== MATERIAL ==

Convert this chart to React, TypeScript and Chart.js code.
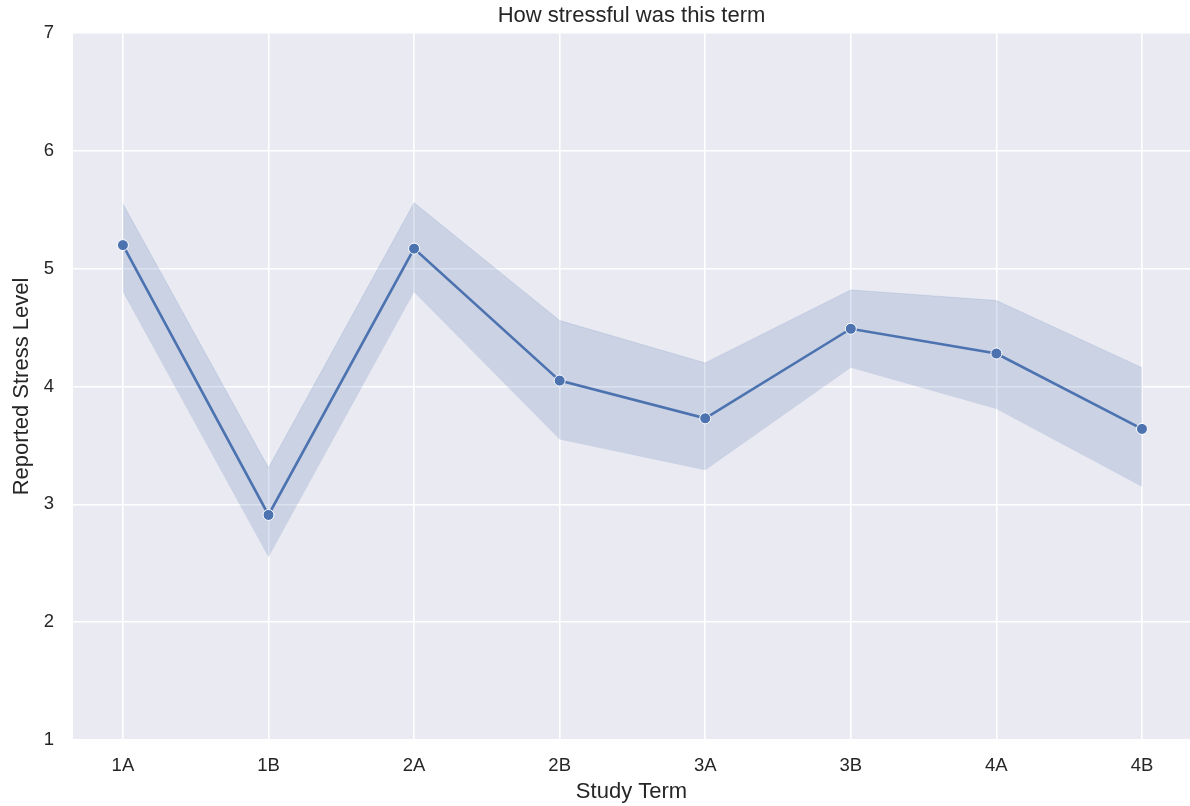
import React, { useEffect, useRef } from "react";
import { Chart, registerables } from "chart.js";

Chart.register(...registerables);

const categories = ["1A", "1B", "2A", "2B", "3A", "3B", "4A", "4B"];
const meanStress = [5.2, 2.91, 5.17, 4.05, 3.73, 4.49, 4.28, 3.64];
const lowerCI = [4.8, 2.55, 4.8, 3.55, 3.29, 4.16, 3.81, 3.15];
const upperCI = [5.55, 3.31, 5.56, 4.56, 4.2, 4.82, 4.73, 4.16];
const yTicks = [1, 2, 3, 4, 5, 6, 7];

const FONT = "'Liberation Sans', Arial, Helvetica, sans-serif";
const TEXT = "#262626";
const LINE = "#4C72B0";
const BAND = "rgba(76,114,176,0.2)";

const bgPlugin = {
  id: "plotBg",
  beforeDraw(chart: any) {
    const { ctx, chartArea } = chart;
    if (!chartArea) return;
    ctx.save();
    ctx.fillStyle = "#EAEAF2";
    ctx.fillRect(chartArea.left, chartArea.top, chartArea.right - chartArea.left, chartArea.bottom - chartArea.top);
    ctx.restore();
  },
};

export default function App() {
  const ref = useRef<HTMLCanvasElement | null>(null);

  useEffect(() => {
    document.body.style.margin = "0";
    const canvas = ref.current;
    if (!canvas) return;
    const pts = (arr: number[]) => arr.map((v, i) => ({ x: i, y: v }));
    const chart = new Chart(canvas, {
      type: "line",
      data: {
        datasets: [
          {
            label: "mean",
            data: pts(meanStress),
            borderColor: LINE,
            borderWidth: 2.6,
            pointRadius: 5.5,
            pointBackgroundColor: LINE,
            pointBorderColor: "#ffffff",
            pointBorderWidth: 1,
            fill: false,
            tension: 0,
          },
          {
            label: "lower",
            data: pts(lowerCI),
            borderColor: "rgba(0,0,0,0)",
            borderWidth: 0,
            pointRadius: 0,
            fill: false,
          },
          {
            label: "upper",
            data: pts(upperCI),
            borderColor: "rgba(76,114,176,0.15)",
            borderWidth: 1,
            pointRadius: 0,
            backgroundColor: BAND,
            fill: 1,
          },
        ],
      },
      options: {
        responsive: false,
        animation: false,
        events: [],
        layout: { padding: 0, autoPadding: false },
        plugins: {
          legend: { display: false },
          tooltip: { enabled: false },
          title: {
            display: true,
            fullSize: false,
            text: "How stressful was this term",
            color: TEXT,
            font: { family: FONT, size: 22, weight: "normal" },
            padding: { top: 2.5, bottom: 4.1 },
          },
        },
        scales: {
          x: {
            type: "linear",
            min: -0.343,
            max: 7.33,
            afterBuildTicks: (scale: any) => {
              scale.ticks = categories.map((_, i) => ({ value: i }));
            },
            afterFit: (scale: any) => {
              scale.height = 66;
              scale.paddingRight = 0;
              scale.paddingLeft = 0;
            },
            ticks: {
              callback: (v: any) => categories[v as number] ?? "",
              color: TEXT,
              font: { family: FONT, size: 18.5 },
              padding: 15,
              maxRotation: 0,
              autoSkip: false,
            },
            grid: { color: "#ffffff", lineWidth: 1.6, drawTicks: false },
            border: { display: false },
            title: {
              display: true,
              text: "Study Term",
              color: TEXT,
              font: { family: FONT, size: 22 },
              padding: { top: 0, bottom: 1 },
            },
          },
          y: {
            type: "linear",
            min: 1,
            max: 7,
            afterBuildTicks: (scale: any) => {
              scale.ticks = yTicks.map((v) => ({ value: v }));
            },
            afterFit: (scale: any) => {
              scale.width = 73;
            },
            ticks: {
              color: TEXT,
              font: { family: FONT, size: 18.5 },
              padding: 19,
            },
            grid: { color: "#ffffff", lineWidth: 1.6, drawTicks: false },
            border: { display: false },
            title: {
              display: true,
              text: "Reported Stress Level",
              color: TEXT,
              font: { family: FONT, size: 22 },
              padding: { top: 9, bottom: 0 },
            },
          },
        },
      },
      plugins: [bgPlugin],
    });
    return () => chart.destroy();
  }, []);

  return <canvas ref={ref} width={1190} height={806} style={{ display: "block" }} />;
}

== WHAT THE TASK REQUIRES ==
Reproduce every line of the material precisely, omitting its pictures.

== REPLY TO THE TASK ==
Convert this chart to React, TypeScript and Chart.js code.
import React, { useEffect, useRef } from "react";
import { Chart, registerables } from "chart.js";

Chart.register(...registerables);

const categories = ["1A", "1B", "2A", "2B", "3A", "3B", "4A", "4B"];
const meanStress = [5.2, 2.91, 5.17, 4.05, 3.73, 4.49, 4.28, 3.64];
const lowerCI = [4.8, 2.55, 4.8, 3.55, 3.29, 4.16, 3.81, 3.15];
const upperCI = [5.55, 3.31, 5.56, 4.56, 4.2, 4.82, 4.73, 4.16];
const yTicks = [1, 2, 3, 4, 5, 6, 7];

const FONT = "'Liberation Sans', Arial, Helvetica, sans-serif";
const TEXT = "#262626";
const LINE = "#4C72B0";
const BAND = "rgba(76,114,176,0.2)";

const bgPlugin = {
  id: "plotBg",
  beforeDraw(chart: any) {
    const { ctx, chartArea } = chart;
    if (!chartArea) return;
    ctx.save();
    ctx.fillStyle = "#EAEAF2";
    ctx.fillRect(chartArea.left, chartArea.top, chartArea.right - chartArea.left, chartArea.bottom - chartArea.top);
    ctx.restore();
  },
};

export default function App() {
  const ref = useRef<HTMLCanvasElement | null>(null);

  useEffect(() => {
    document.body.style.margin = "0";
    const canvas = ref.current;
    if (!canvas) return;
    const pts = (arr: number[]) => arr.map((v, i) => ({ x: i, y: v }));
    const chart = new Chart(canvas, {
      type: "line",
      data: {
        datasets: [
          {
            label: "mean",
            data: pts(meanStress),
            borderColor: LINE,
            borderWidth: 2.6,
            pointRadius: 5.5,
            pointBackgroundColor: LINE,
            pointBorderColor: "#ffffff",
            pointBorderWidth: 1,
            fill: false,
            tension: 0,
          },
          {
            label: "lower",
            data: pts(lowerCI),
            borderColor: "rgba(0,0,0,0)",
            borderWidth: 0,
            pointRadius: 0,
            fill: false,
          },
          {
            label: "upper",
            data: pts(upperCI),
            borderColor: "rgba(76,114,176,0.15)",
            borderWidth: 1,
            pointRadius: 0,
            backgroundColor: BAND,
            fill: 1,
          },
        ],
      },
      options: {
        responsive: false,
        animation: false,
        events: [],
        layout: { padding: 0, autoPadding: false },
        plugins: {
          legend: { display: false },
          tooltip: { enabled: false },
          title: {
            display: true,
            fullSize: false,
            text: "How stressful was this term",
            color: TEXT,
            font: { family: FONT, size: 22, weight: "normal" },
            padding: { top: 2.5, bottom: 4.1 },
          },
        },
        scales: {
          x: {
            type: "linear",
            min: -0.343,
            max: 7.33,
            afterBuildTicks: (scale: any) => {
              scale.ticks = categories.map((_, i) => ({ value: i }));
            },
            afterFit: (scale: any) => {
              scale.height = 66;
              scale.paddingRight = 0;
              scale.paddingLeft = 0;
            },
            ticks: {
              callback: (v: any) => categories[v as number] ?? "",
              color: TEXT,
              font: { family: FONT, size: 18.5 },
              padding: 15,
              maxRotation: 0,
              autoSkip: false,
            },
            grid: { color: "#ffffff", lineWidth: 1.6, drawTicks: false },
            border: { display: false },
            title: {
              display: true,
              text: "Study Term",
              color: TEXT,
              font: { family: FONT, size: 22 },
              padding: { top: 0, bottom: 1 },
            },
          },
          y: {
            type: "linear",
            min: 1,
            max: 7,
            afterBuildTicks: (scale: any) => {
              scale.ticks = yTicks.map((v) => ({ value: v }));
            },
            afterFit: (scale: any) => {
              scale.width = 73;
            },
            ticks: {
              color: TEXT,
              font: { family: FONT, size: 18.5 },
              padding: 19,
            },
            grid: { color: "#ffffff", lineWidth: 1.6, drawTicks: false },
            border: { display: false },
            title: {
              display: true,
              text: "Reported Stress Level",
              color: TEXT,
              font: { family: FONT, size: 22 },
              padding: { top: 9, bottom: 0 },
            },
          },
        },
      },
      plugins: [bgPlugin],
    });
    return () => chart.destroy();
  }, []);

  return <canvas ref={ref} width={1190} height={806} style={{ display: "block" }} />;
}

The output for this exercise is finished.